Eagles News: Zach Brown Agrees to 1-Year Contract to Join PHI
May 3, 2019
The Philadelphia Eagles announced they signed free-agent linebacker Zach Brown to a one-year deal on Friday.
Pro Football Talk reported the contract is worth $3 million.
Brown took to both Twitter and Instagram to celebrate the deal:
The move comes after the 29-year-old was released by Washington following a two-year run in the nation's capital. The move helped the team clear $5.75 million in cap space.
Brown previously spent four years with the Tennessee Titans and one year with the Buffalo Bills.
He has been one of the busiest linebackers in the NFL in recent seasons, averaging 124 tackles a season over the last three years. He is coming off a 2018 campaign that saw him pile up 96 tackles, one sack, two forced fumbles and one pass breakup.
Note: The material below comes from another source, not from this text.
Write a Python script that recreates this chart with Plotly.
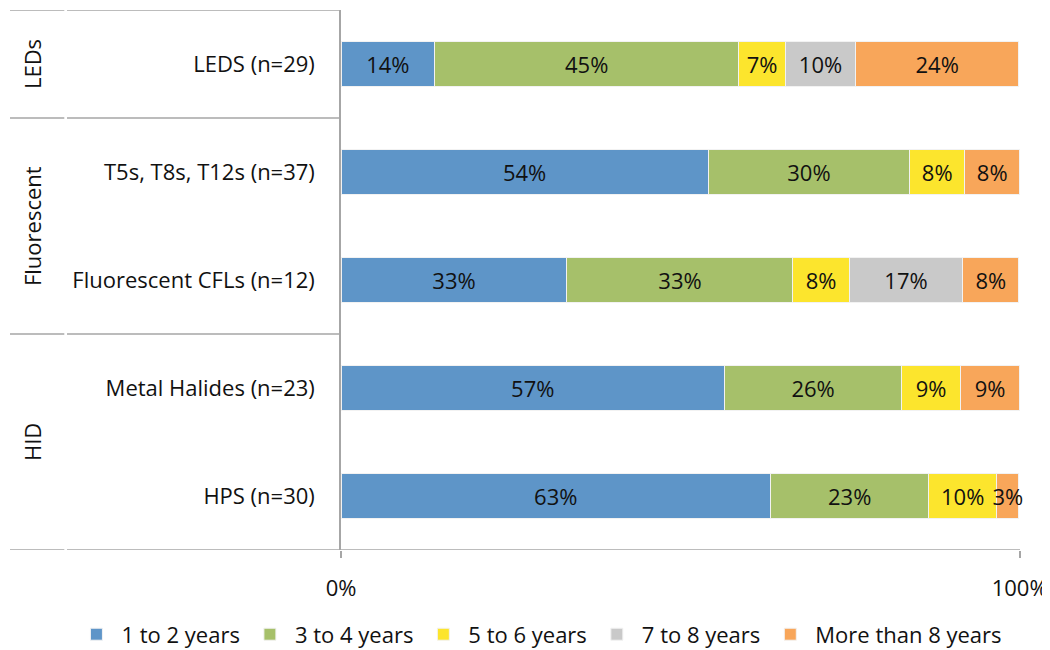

Brown had an all-around solid performance last year. As Pro Football Focus' Mark Chichester noted, he was just one of three linebackers to record a PFF grade of 80.0-plus in run defense, coverage and tackling. The Carolina Panthers' Luke Kuechly and the Seattle Seahawks' Bobby Wagner were the only other two to achieve that feat.
Pro Football Focus @PFFZach Brown was the highest-graded free agent left, regardless of position. He put up career-highs in overall, run-defense and tackle grade last season with Washington, missing just 4 of his 95 total attempts last year. He joins the #Eagles as 2018's third highest-graded LB. https://t.co/GI0qVr3P5j
Furthermore, Brown has made a major impact in stopping the run in recent years. Per Chichester, his 95 defensive stops against the run are third-most by a linebacker over the last three seasons.
It was in the North Carolina product's previous stop, Buffalo, that he recorded a career-high 149 tackles in 2016. Although he has three seasons with four-plus sacks, he has just 3.5 sacks over the past two seasons combined.
Washington reportedly shopped Brown prior to his release, but with two years and $14.25 million remaining on the deal he signed in 2018, there were no takers.
Instead, Philadelphia decided to wait Washington out and make a run at the linebacker when he hit the open market.